Toto et ses soeurs fait partie de ces films qui vous font un tel choc que, en sortant de la salle obscure, il est nécessaire de reprendre son souffle et respirer. En effet, le documentaire de Nanau est mon premier film de 2016 et c'est un excellent début! Le fait que le réalisateur ait décidé de faire un documentaire axé sur la vie des personnages sans s'y insérer est un choix judicieux. Comme il le dit lui-même, "filmez-vous une année, vous obtiendrez une histoire" : cela en fit un documentaire quasi-scénarisé, l’histoire devenant aussi importante que la réalité filmée. Son choix de rester en dehors de la vie de Toto et de ses sœurs nous permet donc de mieux s'attacher à ces derniers. Car l'absence de voix-off ou d'interviews en plan fixe facilite l'insertion du spectateur dans la vie de ces jeunes Roms dont le quotidien est désespérant.

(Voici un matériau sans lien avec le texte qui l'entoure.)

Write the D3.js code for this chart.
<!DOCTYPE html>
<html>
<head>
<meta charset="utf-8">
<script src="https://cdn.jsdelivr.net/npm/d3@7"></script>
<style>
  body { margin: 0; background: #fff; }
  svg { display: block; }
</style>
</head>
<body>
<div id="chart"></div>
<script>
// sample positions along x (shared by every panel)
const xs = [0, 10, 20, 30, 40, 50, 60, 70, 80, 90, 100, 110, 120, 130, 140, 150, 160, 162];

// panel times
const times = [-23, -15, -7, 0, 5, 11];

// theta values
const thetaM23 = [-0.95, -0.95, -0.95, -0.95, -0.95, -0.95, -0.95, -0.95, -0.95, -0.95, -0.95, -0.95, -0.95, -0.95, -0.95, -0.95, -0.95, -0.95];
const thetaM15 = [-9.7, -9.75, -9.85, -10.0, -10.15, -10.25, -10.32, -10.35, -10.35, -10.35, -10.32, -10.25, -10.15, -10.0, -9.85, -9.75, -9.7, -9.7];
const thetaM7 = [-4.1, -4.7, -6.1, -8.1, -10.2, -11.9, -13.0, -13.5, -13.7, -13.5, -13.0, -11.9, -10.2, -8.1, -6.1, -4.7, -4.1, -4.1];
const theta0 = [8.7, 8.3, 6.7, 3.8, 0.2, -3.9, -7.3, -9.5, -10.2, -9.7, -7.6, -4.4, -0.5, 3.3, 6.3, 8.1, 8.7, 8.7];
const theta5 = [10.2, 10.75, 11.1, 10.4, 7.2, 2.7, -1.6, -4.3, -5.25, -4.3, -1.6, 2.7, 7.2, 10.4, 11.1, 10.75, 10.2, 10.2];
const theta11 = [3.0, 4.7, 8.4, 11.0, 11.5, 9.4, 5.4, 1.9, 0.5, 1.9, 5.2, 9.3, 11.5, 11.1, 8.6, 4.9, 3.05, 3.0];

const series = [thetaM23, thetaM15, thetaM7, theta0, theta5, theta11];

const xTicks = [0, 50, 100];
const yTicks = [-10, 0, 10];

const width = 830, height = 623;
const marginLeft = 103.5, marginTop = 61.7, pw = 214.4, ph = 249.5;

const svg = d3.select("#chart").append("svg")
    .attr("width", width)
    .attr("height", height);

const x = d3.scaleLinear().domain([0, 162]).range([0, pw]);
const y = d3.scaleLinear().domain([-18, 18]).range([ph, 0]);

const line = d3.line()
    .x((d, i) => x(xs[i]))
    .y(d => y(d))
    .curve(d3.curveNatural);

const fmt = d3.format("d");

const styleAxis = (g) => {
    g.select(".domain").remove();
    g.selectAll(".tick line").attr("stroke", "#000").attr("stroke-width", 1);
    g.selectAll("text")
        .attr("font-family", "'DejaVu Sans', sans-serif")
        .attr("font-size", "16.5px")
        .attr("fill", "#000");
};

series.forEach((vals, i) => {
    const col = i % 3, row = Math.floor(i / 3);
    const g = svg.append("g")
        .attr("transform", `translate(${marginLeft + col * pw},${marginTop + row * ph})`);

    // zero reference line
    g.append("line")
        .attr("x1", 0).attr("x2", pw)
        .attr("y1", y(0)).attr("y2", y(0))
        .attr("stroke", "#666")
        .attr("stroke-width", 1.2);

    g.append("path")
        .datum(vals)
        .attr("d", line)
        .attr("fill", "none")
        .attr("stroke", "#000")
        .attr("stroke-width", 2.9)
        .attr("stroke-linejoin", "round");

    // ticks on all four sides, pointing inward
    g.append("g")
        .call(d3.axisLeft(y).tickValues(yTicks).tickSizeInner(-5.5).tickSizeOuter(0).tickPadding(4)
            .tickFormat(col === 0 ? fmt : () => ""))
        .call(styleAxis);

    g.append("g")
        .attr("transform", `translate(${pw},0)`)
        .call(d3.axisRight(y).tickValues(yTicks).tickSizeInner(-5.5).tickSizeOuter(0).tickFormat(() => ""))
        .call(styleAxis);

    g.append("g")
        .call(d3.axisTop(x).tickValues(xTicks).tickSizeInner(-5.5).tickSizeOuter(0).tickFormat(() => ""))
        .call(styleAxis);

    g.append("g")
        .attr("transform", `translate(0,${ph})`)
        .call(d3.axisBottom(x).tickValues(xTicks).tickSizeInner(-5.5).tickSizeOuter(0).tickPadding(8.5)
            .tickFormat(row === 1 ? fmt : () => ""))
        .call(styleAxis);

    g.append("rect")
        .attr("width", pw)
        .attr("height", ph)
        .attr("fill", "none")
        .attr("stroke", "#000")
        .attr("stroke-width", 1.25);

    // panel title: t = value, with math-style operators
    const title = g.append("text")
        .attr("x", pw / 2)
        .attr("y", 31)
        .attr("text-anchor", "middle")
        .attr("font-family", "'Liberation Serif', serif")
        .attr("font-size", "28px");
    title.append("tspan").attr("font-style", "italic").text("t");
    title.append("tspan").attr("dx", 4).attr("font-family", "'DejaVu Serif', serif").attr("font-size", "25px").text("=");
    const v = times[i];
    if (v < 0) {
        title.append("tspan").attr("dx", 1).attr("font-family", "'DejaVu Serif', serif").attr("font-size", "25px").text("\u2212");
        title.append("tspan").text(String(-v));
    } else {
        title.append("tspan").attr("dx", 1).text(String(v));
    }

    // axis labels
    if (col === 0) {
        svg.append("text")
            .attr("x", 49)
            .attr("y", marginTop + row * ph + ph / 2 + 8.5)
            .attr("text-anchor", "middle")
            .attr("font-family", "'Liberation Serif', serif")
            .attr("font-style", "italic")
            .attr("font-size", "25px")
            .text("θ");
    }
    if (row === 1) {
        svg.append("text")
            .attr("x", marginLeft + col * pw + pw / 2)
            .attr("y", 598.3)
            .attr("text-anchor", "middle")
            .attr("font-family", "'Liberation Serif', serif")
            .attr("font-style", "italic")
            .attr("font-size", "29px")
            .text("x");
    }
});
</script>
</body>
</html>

Alors que Totonel, plein de joie de vivre et d'entrain, ne demande qu'à être avec sa famille et profiter des plaisirs simples de la vie, sa mère est en prison, sa soeur aînée se drogue et amène des toxicomanes tous les jours et toutes les nuits (empêchant Toto de dormir convenablement), et son autre sœur se bat entre l'envie de tout laisser tomber et les responsabilités qui lui incombent. Quelle lourde tâche que celle de survivre dans ce milieu! Toto fait encore mieux que simplement survivre, d'ailleurs. Malgré toutes ces atrocités, certaines scènes marquent son incroyable facilité à passer outre ces problèmes (du moins ne se rend-il pas totalement compte). Par exemple, quand il arrive en retard à l'école car il n'a pas pu dormir, il annonce cela en rigolant, la prof étant d'ailleurs indulgente. Mais quand on se dit que ses oncles se droguent et empêchent le jeune d'avoir une vie saine, ce sourire de Totonel fatigué ne peut que nous horrifier.
C'est pourquoi ma scène préférée est celle où Andreea et Totonel, passés à l'orphelinat, prennent une vidéo d'eux-mêmes: sa soeur essaie de lui faire comprendre le sérieux de la situation, mais Toto ne pense qu'à faire des grimaces. Cette scène hilarante est une sorte de résumé de tout le film: malgré toutes les atrocités qui entourent Totonel tous les jours, ce dernier ne tombe pas dans la tristesse ou le désarroi et continue à rire de tout. C'est d'ailleurs grâce à cette attitude qu'il parviendra au podium d'une compétition de break-dance, ne pouvant s'empêcher de pleurer quand ses profs le félicitent.
Ce film est donc magnifique car dresse le portrait d'un jeune extrêmement sensible et plein de bonté, qui ne demande qu'à pouvoir apprécier la vie dans son entier, tandis que tout, autour de lui, est en train de s'écrouler. Qui sait si la mère, bien que sortie de prison, ne va pas refaire les mêmes erreurs? Totonel aura au moins eu ces quelques moments de bonheur, bien que cela ne nous permette d'ignorer le futur incertain de lui et ses soeurs.